DEPUYDT : Dat is moeilijk precies te bepalen, omdat het nog in een laboratoriumfase zit. Volgens het Amerikaanse Departement voor Energie zou tegen het jaar 2010 de prijs van dunne-filmzonnecellen genoeg gedaald zijn om een grote productie en grootschalig gebruik van fotovoltaïsche energie te garanderen.

De Europese Commissie heeft de voortzetting van het onderzoeksproject geschrapt. Kunnen jullie niet voort met Belgische steun ?

DEPUYDT : De federale zowel als de regionale overheden investeren niets in alternatieve energie. Van alle EG-landen heeft België het minste geld over voor wetenschappelijk onderzoek in het algemeen. We zijn dus helemaal aangewezen op Europese steun. Nu die wegvalt, kunnen we niet voort.

Volgens sommige Vlaamse kranten zou de kernenergie-lobby roet in het eten hebben gegooid.

DEPUYDT : Er is geen enkel argument om deze bewering te staven. Het gaat niet zozeer om een concurrentiestrijd tussen kernenergie en zonne-energie. Er zijn echter in het onderzoek naar zonne-energie twee strekkingen : die van silicium en die van de dunne film.

Heeft de silicium-lobby jullie de das omgedaan ?

DEPUYDT : De subsidies werden tegen alle verwachtingen in geschrapt op basis van een rapport van experts, die de project-voorstellen voor de Europese Commissie moesten beoordelen. Maar een onderzoekscommissie, aangesteld door het Europese Parlement, heeft aangetoond dat het rapport van de experts werd gemanipuleerd door ambtenaren van de Europese Commissie. Daar is in oktober van vorig jaar al over geklaagd op de 13de Europese Conferentie over Fotovoltaïsche Zonne-energie. In zijn openingstoespraak meldde voorzitter Hermann Scheer dat officiële commissieleden wijzigingen aanbrachten in het consensusverslag van de experts. Als resultaat daarvan werden slechts elf van 143 voorstellen over fotovoltaïsch onderzoek aanvaard. En alle voorstellen inzake dunne-filmzonnecellen werden verworpen.

Met het argument dat ze niet kwalitatief genoeg waren.

DEPUYDT : Hermann Scheer veegt dit argument van tafel. Hij benadrukte dat ?Europese instellingen en bedrijven in de wereld de leiding hebben in de fotovoltaïsche sector.?

Het Europese Parlement drong aan om de zaak over te doen en een nieuwe oproep te lanceren.

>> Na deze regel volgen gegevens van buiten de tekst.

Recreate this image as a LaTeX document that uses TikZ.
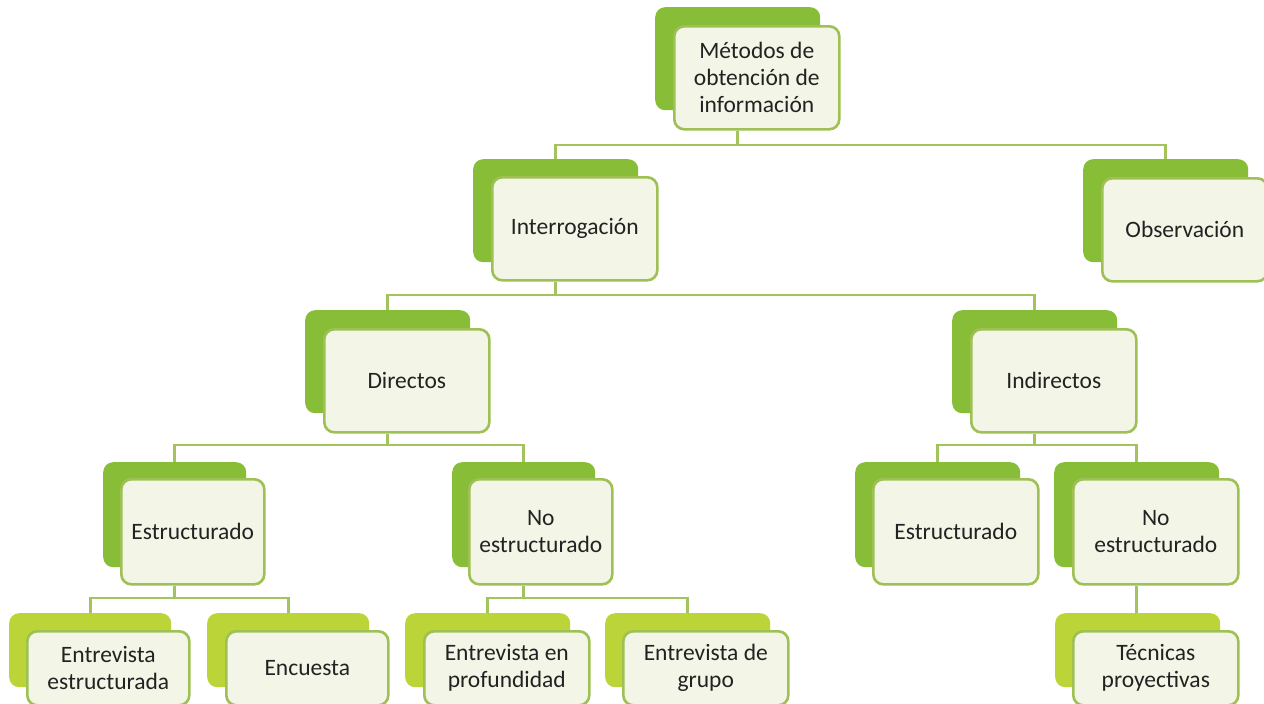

DEPUYDT : Bij alternatieve technologieën en zonnecellen gaat het om een belangrijk, toekomstgericht toegepast onderzoek. Wij boekten succes op laboratoriumniveau : dat zijn labo-zonnecelletjes met een oppervlakte van pakweg één tot een paar vierkante centimeter. Op grotere schaal kunnen nieuwe moeilijkheden opduiken. Daar is ook fundamenteel onderzoek voor nodig. Om tot praktische, toepasbare resultaten te komen, zouden we nog zo’n jaar of vijf verder moeten experimenteren. Ook elders staat de dunne-filmtechnologie nog niet voldoende op poten om ze al op grote schaal te kunnen toepassen. Een gelijkaardig onderzoek loopt onder meer in Frankrijk, Groot-Brittannië en Duitsland.

In Vlaanderen ligt dit onderzoek nu stil. U hebt daar vijf jaar ingestoken.

DEPUYDT : Toen ik er in stapte, was het probleem dat de cellen een te grote inwendige weerstand hadden. Dat drukte het rendement en dus moest de weerstand verminderd worden. En dat is gelukt.

Bij ons ligt de ontwikkeling van dunne-filmzonnencellen nu stil, maar niet in Europa. Duitsland spant zich ook op andere manieren in voor zonne-energie. Daar hebben ze het Duizend-Daken-Programma : wie zonnepanelen op zijn dak installeert, krijgt 70 procent van de kosten als staatssubsidie, plus een stroomteller die in twee richtingen draait voor elke Kwh die de verbruiker dankzij zijn zonnepanelen in het net stopt, krijgt hij even veel terugbetaald als de prijs voor het verbruik van een Kwh.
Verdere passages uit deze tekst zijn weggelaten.